The size of the licensee should have little impact of the education of a provisional adviser and smaller practices should not be afraid to take them on, according to a panel.

In a panel session at the Financial Planning Association conference in Sydney, Perpetual associate partner Daniel Elias said although he’s only worked in large organisations, he could see that large or small organisations have their own pros and cons.

“The number one most important thing for a young graduate coming into industry is actually working under a good adviser,” Elias said.

Large or small it doesn’t make a difference, it’s about the quality of people you work under.”

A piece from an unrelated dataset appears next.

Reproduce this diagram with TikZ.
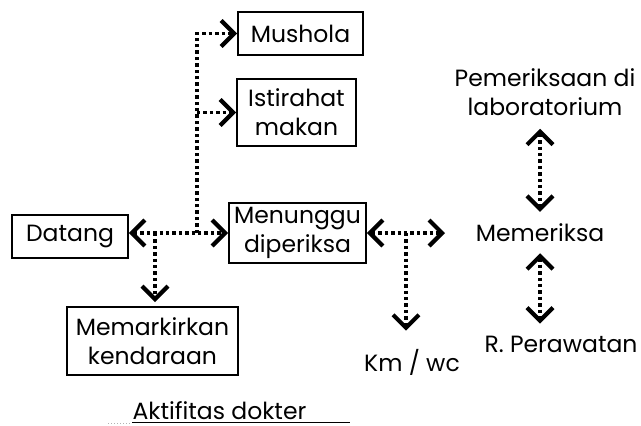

Austbrokers Life managing director Ben Donald said he started his career at a small three-person business, but like Elias, he believed that small and large businesses both have their strengths and weaknesses.

“The thing I benefited from was being next to that financial adviser day in/day out and learning everything from how to make a cup of tea for clients and the adviser all the way through to actually figuring out the structure and engagement with the client.”

BFG Financial Services financial adviser Michael Baldry completed his PY in November 2021 and said his journey has been similar to Donald coming through a smaller practice.

“I started in a family practice with about 12 employees and I’m still with that practice today,” Baldry said.

“There are benefits to going with a big licensee – a big business versus a smaller business – certainly in my experience with a small business, there was a personal approach to my training.”

One of the advantages Baldry found with working at a smaller business was he had more facetime and mentoring with senior operators because of the flat structure the organisation had.

“There are benefits with going with large organisations but small businesses are positioned to bring a new candidate in and give them a fantastic professional year with great learning opportunities.”

‘Stick with it’

Donald said the best advisers come from a support background and that he became a better adviser by following a similar route.

“When I first came into the industry it was as a client service manager, I think,” he said.  “That’s the sort of role we’re advertising right now for people who are looking to become an adviser into the future. If you’re second or third year into university, that’s the sort of role I’d be looking for because that will lend itself to becoming an adviser afterwards.”

Elias suggested not rushing to finish education and jump into a professional year straight away to become an adviser quickly.

It’s a hard job, there’s a lot to learn,” Elias said. “Use your first couple of years to understand how the back end [of the business] works, then slowly get involved in client meetings and possibly starting your professional year.”

But most importantly, Baldry said was to “stick with it”

“There’s no better profession you could be entering into in my personal opinion.”

Moving on

One of the biggest causes of trepidation for advice practices when taking on a provisional adviser is they may leave after years of investment.

However, Elias said this should not be a concern because the practice can continue to provide value for the post-PY candidate by setting the right culture.

“What I try to do as a leader that leads a team is create a good working microculture,” Elias said.

“As much as my team are phenomenal and there’s a lot they can give me, there’s a lot I can give back.”

Elias sits down with each individual in his team to have honest conversations about what they are looking for to help progress their career.

“Unless an absurd amount of money was thrown at them, I can’t see them wanting to leave that environment,” Elias said.